Living On The Road: The Cardigan I Always Pack
Introducing the 3rd blog in my 3-part blog series about the best ways to enjoy the Sierra Nevada, packing for summer road trips, and sustainability throughout your travels.
How often do you ask what’s in your clothing? You may not think about it a lot, and that makes sense. I certainly didn't. I mean, it’s not food, after all, so why ask about the ingredients? But most of the clothing materials out there are negatively contributing to the changes our planet is experiencing.
When we pick up a shirt, pants, or a sweater, we should be asking ourselves, "what is this made from?"
While field testing the Oliver Charles Summer Cardigan and various yak wool sweaters, I researched the materials used to create them in search of how sustainable they really are.
Opting for sustainable materials such as yak wool, SeaCell, merino, and organic cotton is a step towards a brighter future for our planet. The journey to make a positive change begins with the choices we make in our wardrobe.
How Yak Wool Excels In Sustainability
Fast fashion has a vast climate footprint.

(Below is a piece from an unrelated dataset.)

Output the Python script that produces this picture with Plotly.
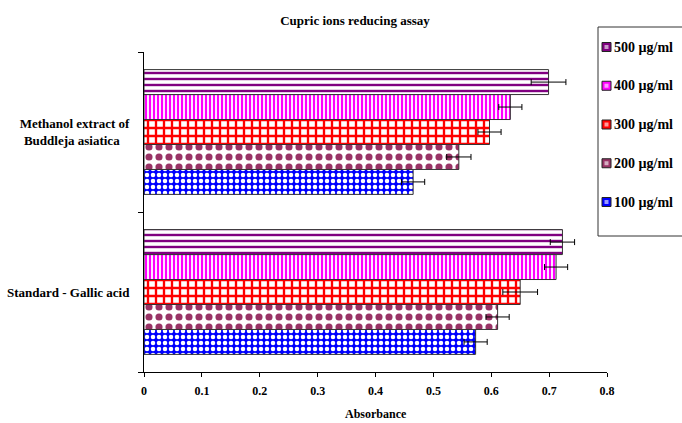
import plotly.graph_objects as go

categories = ["Standard - Gallic acid", "Methanol extract of<br>Buddleja asiatica"]
series_names = ["100 µg/ml", "200 µg/ml", "300 µg/ml", "400 µg/ml", "500 µg/ml"]
# values per series: [Standard, Methanol]
v100 = [0.573, 0.465]
v200 = [0.611, 0.544]
v300 = [0.650, 0.597]
v400 = [0.712, 0.633]
v500 = [0.723, 0.699]
e100 = [0.020, 0.020]
e200 = [0.020, 0.021]
e300 = [0.030, 0.020]
e400 = [0.020, 0.020]
e500 = [0.021, 0.030]
x_ticks = [0, 0.1, 0.2, 0.3, 0.4, 0.5, 0.6, 0.7, 0.8]
x_title = "Absorbance"

values = [v100, v200, v300, v400, v500]
errors = [e100, e200, e300, e400, e500]
styles = [
    dict(shape=".", fg="#FFFFFF", bg="#0000FF", size=6, sol=0.45),
    dict(shape=".", fg="#993366", bg="#FFFFFF", size=10, sol=0.4),
    dict(shape="+", fg="#FF0000", bg="#FFFFFF", size=8, sol=0.5),
    dict(shape="|", fg="#FF00FF", bg="#FFFFFF", size=4, sol=0.55),
    dict(shape="-", fg="#800080", bg="#FFFFFF", size=6, sol=0.4),
]
swatch_colors = ["#0000FF", "#993366", "#FF0000", "#FF00FF", "#800080"]

FONT = "Liberation Serif"
W, H = 682, 423
L, R, T, B = 144, 75, 52, 51
PW, PH = W - L - R, H - T - B


def px_x(px):
    return (px - L) / PW


def px_y(py):
    return (H - B - py) / PH


fig = go.Figure()
for name, vals, errs, st in zip(series_names, values, errors, styles):
    fig.add_trace(go.Bar(
        y=categories, x=vals, name=name, orientation="h",
        showlegend=False,
        marker=dict(
            color=st["bg"],
            line=dict(color="#333333", width=1),
            pattern=dict(shape=st["shape"], fgcolor=st["fg"], bgcolor=st["bg"],
                         size=st["size"], solidity=st["sol"], fillmode="replace"),
        ),
        error_x=dict(type="data", array=errs, visible=True, color="#000000",
                     thickness=1, width=3),
    ))

shapes = []
annotations = []
# legend box
shapes.append(dict(type="rect", xref="paper", yref="paper",
                   x0=px_x(598), x1=px_x(700), y0=px_y(236), y1=px_y(27),
                   line=dict(color="#333333", width=1), fillcolor="white", layer="above"))
for i, (name, col) in enumerate(zip(reversed(series_names), reversed(swatch_colors))):
    cy = 47 + 38.75 * i
    shapes.append(dict(type="rect", xref="paper", yref="paper",
                       x0=px_x(602), x1=px_x(611), y0=px_y(cy + 4.5), y1=px_y(cy - 4.5),
                       line=dict(color="#222222", width=1), fillcolor=col, layer="above"))
    shapes.append(dict(type="rect", xref="paper", yref="paper",
                       x0=px_x(604.5), x1=px_x(608.5), y0=px_y(cy + 2), y1=px_y(cy - 2),
                       line=dict(width=0), fillcolor="white", opacity=0.6, layer="above"))
    annotations.append(dict(xref="paper", yref="paper", x=px_x(612), y=px_y(cy),
                            xanchor="left", yanchor="middle", showarrow=False,
                            text="<b>" + name + "</b>",
                            font=dict(family=FONT, size=14, color="black")))
# x-axis title
annotations.append(dict(xref="paper", yref="paper", x=0.5, y=px_y(414),
                        xanchor="center", yanchor="middle", showarrow=False,
                        text="<b>" + x_title + "</b>",
                        font=dict(family=FONT, size=12, color="black")))

fig.update_layout(
    width=W, height=H,
    margin=dict(l=L, r=R, t=T, b=B, autoexpand=False),
    paper_bgcolor="white", plot_bgcolor="white",
    barmode="group", bargap=0.22, bargroupgap=0,
    font=dict(family=FONT, size=12, color="black"),
    title=dict(text="<b>Cupric ions reducing assay</b>", x=355 / W, xanchor="center",
               y=1 - 20 / H, yanchor="middle", font=dict(family=FONT, size=13)),
    showlegend=False,
    shapes=shapes,
    annotations=annotations,
)
fig.update_xaxes(
    range=[0, 0.8], tickvals=x_ticks,
    ticktext=["<b>%g</b>" % t for t in x_ticks],
    showline=True, linecolor="black", linewidth=1,
    ticks="outside", ticklen=4, tickcolor="black",
    showgrid=False, zeroline=False, ticklabelstandoff=4,
    tickfont=dict(family=FONT, size=12),
)
fig.update_yaxes(
    categoryorder="array", categoryarray=categories,
    tickvals=categories,
    ticktext=["<b>Standard - Gallic acid</b>",
              "<b>Methanol extract of<br>Buddleja asiatica&nbsp;&nbsp;&nbsp;</b>"],
    showline=True, linecolor="black", linewidth=1,
    ticks="outside", ticklen=5, tickcolor="black", tickson="boundaries",
    showgrid=False, zeroline=False, ticklabelstandoff=11,
    tickfont=dict(family=FONT, size=13),
)

fig.write_html("out.html", config={"displayModeBar": False},
               post_script="document.body.style.margin='0';")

There’s something luxurious about buying something brand new. It can be hard to believe or simply realize that when you purchase a shirt, you’re having an influence on the environment.
How often are we aware of where our money is actually going, and all that was put into the making of our clothes? Where were they made? Who were they made by? How much energy did it take, and what amount of water was used to produce this material? Most companies aren’t transparent about these basic questions!
Fast fashion contributes to a massive amount of water consumption, plastic microfiber pollution, and carbon emissions.
I looked into the relationships and habits of yaks to determine whether or not yak wool is as great as it seems.
Yaks are a significant part of communities in Asian highlands. What I learned was that yaks have a grazing system that allows for maximum efficiency in their homelands, preventing damage and moving with the seasons. This has affected the way we consider what range sustainability looks like.
A fascinating article published in 2022 explores yak energy and nitrogen metabolism, carbon emissions, and how they are able to adapt to extreme temperatures. Their wool is an example of one of these adaptations.
Because yaks are native to their habitat and maintain grazing behavior that they’ve had for countless years, they are not detrimental to the environment or native grasses.
Yak wool is a perfect example of what we should look for in terms of an intentionally sourced clothing material!
Why SeaCell And Organic Cotton Excel In Sustainability
There’s a lot of talk surrounding these fancy natural materials. SeaCell? Organic cotton? What are they?
SeaCell is a fabric created from seaweed and wood pulp. This pulp derives from both Eucalyptus and Beech trees. Did you know that Eucalyptus trees were introduced from Australia and are invasive in Southern California? These basic materials are then reconstructed and spun into usable fibers.
Unlike other similar fibers, the process doesn’t require carbon disulfide (a toxic chemical) to be produced.
Oliver Charles also outlines their processing and how seaweed and trees are harvested for the purpose of making clothing. This results in a safer environment for workers and less pollution.
Now, most people are familiar with cotton. The production of typical cotton has a lot of environmental implications due to poor labor environments, practices, and toxic runoff into water in the places where cotton is grown and harvested. This is one of the main reasons why choosing organic cotton is so important. Without the use of pesticides or fertilizers, it eliminates that result.
The wonderful thing about both of these materials is that there are fewer byproducts being shed into our ecosystems.
Investing In An Ethically Made Sweater
Our desire to connect with the natural world, beyond the times we section off to escape from work, is what informs our decisions. This is what I call buying for a better tomorrow.
What I love about Oliver Charles’ clothing is that you don’t have to think about the above if you don’t want to.
Rest assured, the Summer Cardigan was developed with not only comfort and versatility but nature in mind. It’s empowering knowing where your money is going.
And buying a few durable, versatile pieces has less of an environmental impact than 100 cheap items you’ll throw away and repurchase.
So here’s my favorite part: how what you choose to wear connects you deeper to the places you live and travel to.
We all love going out into the outdoors, taking a weekend hike, or day trips to the beach.
Our clothing reflects this. When we understand the materials holding our bodies, we notice how close we are to the whole process.
In today's world, where climate change and environmental degradation are pressing concerns, the choices we make in every aspect of our lives bear profound implications. Among these decisions is one that might seem superficial at first glance, but in reality, is deeply consequential: our choice of clothing.